Zora studied to become an anthropologist because she was interested in the past of African American people and wanted to hear the stories about life during slavery. Zora went to Louisiana, where she spent a good amount of time with the Black locals and learning more about Hoodoo in which she grew to believe in, according to the letters that she wrote to Langston Hughes describing some of the things that she learned about. Zora would go on to transcribe many of the slave narratives based on interviews that she held with slaves and descendants of slaves.
Not always socially acceptable, some Black critics did not write kindly about Zora’s novel, Their Eyes Were Watching God. They thought that she should take a more serious stance as a writer and discuss critical social issues instead of a love story.
Zora didn’t stop writing and didn’t worry about what people had to say about her. Zora worked as a story consultant for Paramount Pictures for a short period before going back to Florida, where she would again have to work in a domestic capacity. Still writing, Zora submitted a short story that was published in the Saturday Evening Post, and as a result, it revived her writing income, and she was able to quit her job as a maid.
Zora would go on to write her autobiography Dust Track On The Road and many other short stories. Her work would almost be burned and lost forever after her death when her home was set afire by a yardman who had no idea who she was and what he was burning. The quick actions of a passerby saved the works that are now stored at the University of Florida, Gainesville.

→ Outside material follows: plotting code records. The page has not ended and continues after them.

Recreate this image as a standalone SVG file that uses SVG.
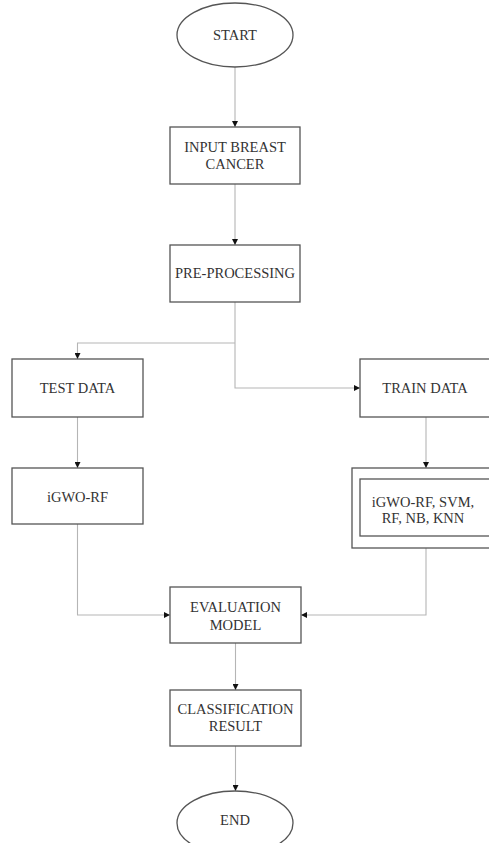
<svg xmlns="http://www.w3.org/2000/svg" width="489" height="843" viewBox="0 0 489 843">
<defs>
<style>
.box{fill:#fff;stroke:#555;stroke-width:1.3}
.t{font-family:"Liberation Serif","Times New Roman",serif;font-size:14.5px;fill:#333;text-anchor:middle}
.c{fill:none;stroke:#b5b5b5;stroke-width:1.1}
</style>
<marker id="ah" viewBox="0 0 10 10" refX="10" refY="5" markerWidth="6" markerHeight="6" orient="auto" markerUnits="userSpaceOnUse">
<path d="M0,0 L10,5 L0,10 z" fill="#111"/>
</marker>
</defs>
<rect width="489" height="843" fill="#fff"/>
<g id="connectors">
<path class="c" d="M235,67 V127" marker-end="url(#ah)"/>
<path class="c" d="M235,184 V245" marker-end="url(#ah)"/>
<path class="c" d="M235,302 V388 H360" marker-end="url(#ah)"/>
<path class="c" d="M235,343 H77.5 V359" marker-end="url(#ah)"/>
<path class="c" d="M77.5,417 V468" marker-end="url(#ah)"/>
<path class="c" d="M426,417 V468" marker-end="url(#ah)"/>
<path class="c" d="M77.5,524 V615 H170" marker-end="url(#ah)"/>
<path class="c" d="M426,548 V615 H301" marker-end="url(#ah)"/>
<path class="c" d="M235.5,643 V690" marker-end="url(#ah)"/>
<path class="c" d="M235.5,746 V791" marker-end="url(#ah)"/>
</g>
<g id="start">
<ellipse class="box" cx="235" cy="35" rx="58" ry="32"/>
<text class="t" x="235" y="40">START</text>
</g>
<g id="input">
<rect class="box" x="170" y="127" width="130" height="57"/>
<text class="t" x="235" y="152">INPUT BREAST</text>
<text class="t" x="235" y="169">CANCER</text>
</g>
<g id="preprocessing">
<rect class="box" x="170" y="245" width="130" height="57"/>
<text class="t" x="235" y="278">PRE-PROCESSING</text>
</g>
<g id="testdata">
<rect class="box" x="12" y="359" width="131" height="58"/>
<text class="t" x="77.5" y="393">TEST DATA</text>
</g>
<g id="traindata">
<rect class="box" x="360" y="359" width="131" height="58"/>
<text class="t" x="425" y="393">TRAIN DATA</text>
</g>
<g id="igworf">
<rect class="box" x="12" y="468" width="131" height="56"/>
<text class="t" x="77.5" y="502">iGWO-RF</text>
</g>
<g id="models">
<rect class="box" x="352" y="468" width="142" height="80"/>
<rect class="box" x="360" y="479" width="134" height="57"/>
<text class="t" x="423" y="507">iGWO-RF, SVM,</text>
<text class="t" x="423" y="523">RF, NB, KNN</text>
</g>
<g id="evaluation">
<rect class="box" x="170" y="587" width="131" height="56"/>
<text class="t" x="235.5" y="612">EVALUATION</text>
<text class="t" x="235.5" y="630">MODEL</text>
</g>
<g id="classification">
<rect class="box" x="170" y="690" width="131" height="56"/>
<text class="t" x="235.5" y="714">CLASSIFICATION</text>
<text class="t" x="235.5" y="731">RESULT</text>
</g>
<g id="end">
<ellipse class="box" cx="235" cy="823" rx="58" ry="32"/>
<text class="t" x="235" y="825">END</text>
</g>
</svg>
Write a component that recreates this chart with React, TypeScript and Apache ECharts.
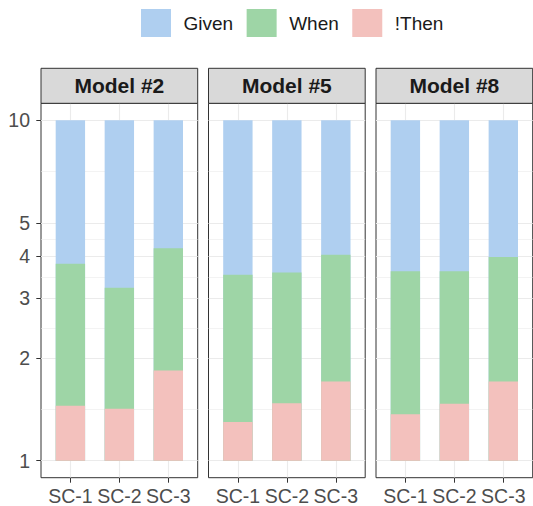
import React, { useEffect, useRef } from "react";
import * as echarts from "echarts";

// ---- data ----
const panels = ["Model #2", "Model #5", "Model #8"];
const categories = ["SC-1", "SC-2", "SC-3"];
const seriesNames = ["Given", "When", "!Then"];
// upper edge of each coloured segment (log10 y scale), per panel, per category
const givenTop = [
  [10, 10, 10],
  [10, 10, 10],
  [10, 10, 10],
];
const whenTop = [
  [3.79, 3.22, 4.21],
  [3.52, 3.57, 4.03],
  [3.6, 3.6, 3.97],
];
const thenTop = [
  [1.45, 1.42, 1.84],
  [1.3, 1.475, 1.71],
  [1.37, 1.47, 1.71],
];
const yTicks = [1, 2, 3, 4, 5, 10];

// ---- style / layout ----
const colors = ["#AFCFF0", "#9ED5A6", "#F3C1BD"];
const FONT = "'Liberation Sans', Arial, Helvetica, sans-serif";
const panelLeft = [41, 208.5, 376];
const panelWidth = 156.7;
const panelTop = 103.3;
const panelHeight = 374.4;
const stripTop = 68.3;

export default function App() {
  const ref = useRef<HTMLDivElement>(null);
  useEffect(() => {
    if (!ref.current) return;
    const chart = echarts.init(ref.current, undefined, { renderer: "svg" });
    const tops = [givenTop, whenTop, thenTop];
    // ggplot-style minor breaks: geometric midpoints between major breaks
    const minor = yTicks.slice(1).map((t, i) => Math.sqrt(t * yTicks[i]));
    const yMin = Math.pow(10, -0.05);
    const yMax = Math.pow(10, 1.05);

    const grid: any[] = [];
    const xAxis: any[] = [];
    const yAxis: any[] = [];
    const series: any[] = [];
    const graphic: any[] = [];

    panels.forEach((name, p) => {
      grid.push({
        left: panelLeft[p],
        top: panelTop,
        width: panelWidth,
        height: panelHeight,
        show: true,
        backgroundColor: "#fff",
        borderColor: "#333",
        borderWidth: 1,
        containLabel: false,
        outerBoundsMode: "none",
      });
      xAxis.push({
        type: "value",
        gridIndex: p,
        min: 0.4,
        max: 3.6,
        axisLine: { show: false },
        axisTick: {
          show: true,
          customValues: categories.map((_, i) => i + 1),
          length: 5,
          lineStyle: { color: "#333", width: 1 },
        },
        axisLabel: {
          show: true,
          customValues: categories.map((_, i) => i + 1),
          formatter: (v: number) => categories[Math.round(v) - 1] ?? "",
          fontSize: 19.5,
          color: "#4D4D4D",
          fontFamily: FONT,
          margin: 8.5,
        },
        splitLine: { show: true, lineStyle: { color: "#EBEBEB", width: 1.1 } },
      });
      yAxis.push({
        type: "log",
        logBase: 10,
        gridIndex: p,
        min: yMin,
        max: yMax,
        axisLine: { show: false },
        axisTick: {
          show: p === 0,
          customValues: yTicks,
          length: 4.7,
          lineStyle: { color: "#333", width: 1 },
        },
        axisLabel: {
          show: p === 0,
          customValues: yTicks,
          fontSize: 19.5,
          color: "#4D4D4D",
          fontFamily: FONT,
          margin: 11,
        },
        splitLine: { show: true, lineStyle: { color: "#EBEBEB", width: 1.1 } },
      });
      yAxis.push({
        type: "log",
        logBase: 10,
        gridIndex: p,
        min: yMin,
        max: yMax,
        position: "left",
        axisLine: { show: false },
        axisTick: { show: false, customValues: minor },
        axisLabel: { show: false, customValues: minor },
        splitLine: { show: true, lineStyle: { color: "#EBEBEB", width: 0.6 } },
      });
      seriesNames.forEach((s, k) => {
        series.push({
          type: "bar",
          name: s,
          xAxisIndex: p,
          yAxisIndex: 2 * p,
          barWidth: "60%",
          barGap: "-100%",
          silent: true,
          itemStyle: { color: colors[k] },
          data: categories.map((_, i) => [i + 1, tops[k][p][i]]),
        });
      });
      graphic.push({
        type: "rect",
        shape: { x: panelLeft[p], y: stripTop, width: panelWidth, height: panelTop - stripTop },
        style: { fill: "#D9D9D9", stroke: "#333", lineWidth: 1 },
        z: 10,
      });
      graphic.push({
        type: "text",
        x: panelLeft[p] + panelWidth / 2,
        y: (stripTop + panelTop) / 2,
        style: {
          text: name,
          font: `bold 21px ${FONT}`,
          fill: "#1A1A1A",
          align: "center",
          verticalAlign: "middle",
          textAlign: "center",
          textVerticalAlign: "middle",
        },
        z: 11,
      });
    });

    chart.setOption({
      animation: false,
      textStyle: { fontFamily: FONT },
      legend: {
        data: seriesNames,
        left: 136,
        top: 4,
        itemWidth: 30,
        itemHeight: 28,
        itemGap: 13.5,
        icon: "rect",
        selectedMode: false,
        textStyle: { fontSize: 19, color: "#1A1A1A", fontFamily: FONT, padding: [0, 0, 0, 7.5] },
      },
      grid,
      xAxis,
      yAxis,
      series,
      graphic,
    });
    return () => chart.dispose();
  }, []);
  return (
    <div
      ref={ref}
      style={{ position: "fixed", left: 0, top: 0, width: 533, height: 506, background: "#fff" }}
    />
  );
}
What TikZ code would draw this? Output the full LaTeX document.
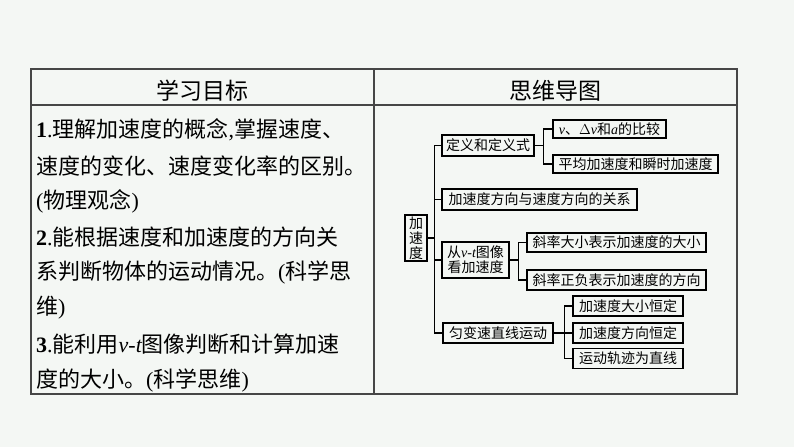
\documentclass[tikz,border=0pt]{standalone}
\usepackage{fontspec}
\setmainfont{Liberation Serif}
\newfontfamily\cjk{Noto Sans CJK SC}
\definecolor{bgc}{RGB}{244,247,244}
\definecolor{tblc}{RGB}{70,70,70}
\begin{document}
\begin{tikzpicture}[x=1pt,y=-1pt,
  lt/.style={anchor=west, inner sep=0pt, font=\cjk\fontsize{22}{26}\selectfont},
  hd/.style={inner sep=0pt, font=\cjk\fontsize{23}{27}\selectfont},
  bx/.style={draw=black, line width=1.1pt, fill=bgc, inner sep=0pt, font=\cjk\fontsize{14}{15}\selectfont},
  ln/.style={draw=black, line width=1.1pt},
  tbl/.style={draw=tblc, line width=1.2pt}]
\fill[bgc] (0,0) rectangle (794,447);
\useasboundingbox (0,0) rectangle (794,447);
% table
\draw[tbl] (31,69) rectangle (737,394);
\draw[tbl] (31,105) -- (737,105);
\draw[tbl] (374,69) -- (374,394);
\node[hd] (h1) at (202.5,91) {学习目标};
\node[hd] (h2) at (555.5,91) {思维导图};
% left text
\node[lt] (l1) at (36,130) {{\rmfamily\textbf{1}.}理解加速度的概念{\rmfamily,}掌握速度、};
\node[lt] (l2) at (36,166) {速度的变化、速度变化率的区别。};
\node[lt] (l3) at (36,201) {{\rmfamily(}物理观念{\rmfamily)}};
\node[lt] (l4) at (36,237) {{\rmfamily\textbf{2}.}能根据速度和加速度的方向关};
\node[lt] (l5) at (36,272) {系判断物体的运动情况。{\rmfamily(}科学思};
\node[lt] (l6) at (36,308) {维{\rmfamily)}};
\node[lt] (l7) at (36,344) {{\rmfamily\textbf{3}.}能利用{\rmfamily\itshape v-t}图像判断和计算加速};
\node[lt] (l8) at (36,380) {度的大小。{\rmfamily(}科学思维{\rmfamily)}};
% mind map
\node[bx, minimum width=22, minimum height=46, align=center, font=\cjk\fontsize{14}{15}\selectfont] (root) at (416,238) {加\\速\\度};
\node[bx, minimum width=92, minimum height=21] (b1) at (488,145.5) {定义和定义式};
\node[bx, minimum width=195, minimum height=21] (b2) at (539.5,199.5) {加速度方向与速度方向的关系};
\node[bx, minimum width=67, minimum height=36, align=center] (b3) at (475.5,260) {从{\rmfamily\itshape v}{\rmfamily-}{\rmfamily\itshape t}图像\\看加速度};
\node[bx, minimum width=110, minimum height=20] (b4) at (498,333) {匀变速直线运动};
\node[bx, minimum width=113, minimum height=18] (c1) at (609.5,129) {{\rmfamily\itshape v}、{\rmfamily$\Delta$\itshape v}和{\rmfamily\itshape a}的比较};
\node[bx, minimum width=165, minimum height=18] (c2) at (635.5,164) {平均加速度和瞬时加速度};
\node[bx, minimum width=179, minimum height=19] (d1) at (616.5,242.5) {斜率大小表示加速度的大小};
\node[bx, minimum width=179, minimum height=20] (d2) at (616.5,280) {斜率正负表示加速度的方向};
\node[bx, minimum width=110, minimum height=20] (e1) at (628,306) {加速度大小恒定};
\node[bx, minimum width=110, minimum height=20] (e2) at (628,333) {加速度方向恒定};
\node[bx, minimum width=110, minimum height=20] (e3) at (628,358.5) {运动轨迹为直线};
% connectors
\draw[ln] (root.east) -- ++(7,0) coordinate (t);
\draw[ln] (t) |- (b1.west);
\draw[ln] (t) |- (b2.west);
\draw[ln] (t) |- (b3.west);
\draw[ln] (t) |- (b4.west);
\draw[ln] (b1.east) -- ++(9,0) coordinate (j1);
\draw[ln] (j1) |- (c1.west);
\draw[ln] (j1) |- (c2.west);
\draw[ln] (b3.east) -- ++(9,0) coordinate (j3);
\draw[ln] (j3) |- (d1.west);
\draw[ln] (j3) |- (d2.west);
\draw[ln] (b4.east) -- ++(11,0) coordinate (j4);
\draw[ln] (j4) |- (e1.west);
\draw[ln] (j4) |- (e2.west);
\draw[ln] (j4) |- (e3.west);
\end{tikzpicture}
\end{document}
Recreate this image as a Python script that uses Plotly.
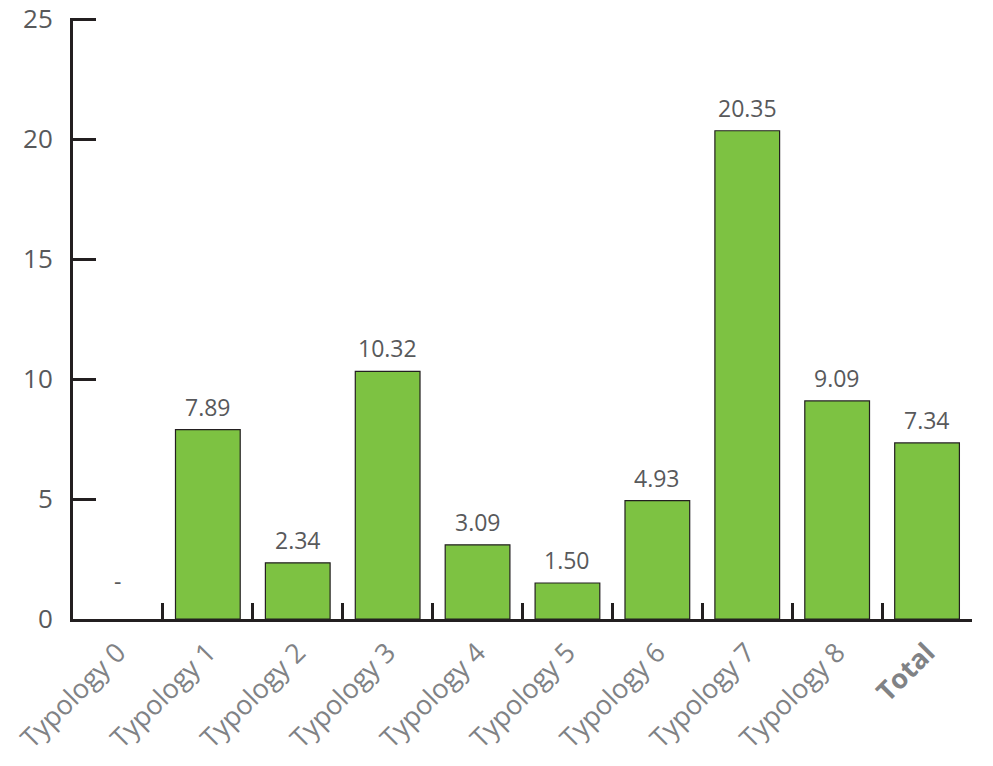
import plotly.graph_objects as go

categories = ["Typology 0", "Typology 1", "Typology 2", "Typology 3", "Typology 4",
              "Typology 5", "Typology 6", "Typology 7", "Typology 8", "Total"]
tick_labels = ["Typology 0", "Typology 1", "Typology 2", "Typology 3", "Typology 4",
               "Typology 5", "Typology 6", "Typology 7", "Typology 8", "<b>Total</b>"]
values = [0, 7.89, 2.34, 10.32, 3.09, 1.50, 4.93, 20.35, 9.09, 7.34]
value_labels = ["-", "7.89", "2.34", "10.32", "3.09", "1.50", "4.93", "20.35", "9.09", "7.34"]
y_ticks = [0, 5, 10, 15, 20, 25]

FONT = "'Open Sans', 'Noto Sans', sans-serif"
AXIS = "#231f20"

fig = go.Figure()
fig.add_trace(go.Bar(
    x=categories, y=values,
    marker=dict(color="#7dc242",
                line=dict(color="#231f20", width=[0 if v == 0 else 1.2 for v in values])),
    width=0.72,
    hoverinfo="skip",
))

for c, v, t in zip(categories, values, value_labels):
    fig.add_annotation(x=c, y=v, text=t, showarrow=False, yanchor="bottom",
                       yshift=(20 if v == 0 else 5),
                       font=dict(family=FONT, size=23, color="#58595b"))

fig.update_layout(
    width=993, height=766,
    margin=dict(l=73, r=21, t=18, b=147, autoexpand=False),
    paper_bgcolor="white", plot_bgcolor="white",
    showlegend=False,
    xaxis=dict(
        type="category", tickmode="array", tickvals=categories, ticktext=tick_labels,
        tickangle=-45, tickson="boundaries", ticks="inside", ticklen=16, tickwidth=3,
        tickcolor=AXIS, showline=True, linecolor=AXIS, linewidth=3, showgrid=False,
        tickfont=dict(family=FONT, size=27, color="#808285"),
        range=[-0.5, 9.5], zeroline=False, automargin=False, ticklabelstandoff=4,
    ),
    yaxis=dict(
        range=[0, 25.05], tickvals=y_ticks, ticks="inside", ticklen=23,
        tickwidth=3, tickcolor=AXIS, showline=True, linecolor=AXIS, linewidth=3,
        showgrid=False, zeroline=False, automargin=False, ticklabelstandoff=12,
        tickfont=dict(family=FONT, size=26, color="#58595b"),
    ),
)

fig.write_html("out.html")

In 2005 Halle Berry would take on the role of Janie Starks in the television production of Their Eyes Were Watching God, directed by Darnell Martin and produced by Oprah Winfrey, Quincy Jones, and Matthew Carlisle.
On May 8, 2018, Amistad publishing released the 208-page story of Cudjo Lewis, the last slave entitled Barracoon.
It is not the date of our birth or the date of our death but the dash in between that really tells our story. What will your dash reveal?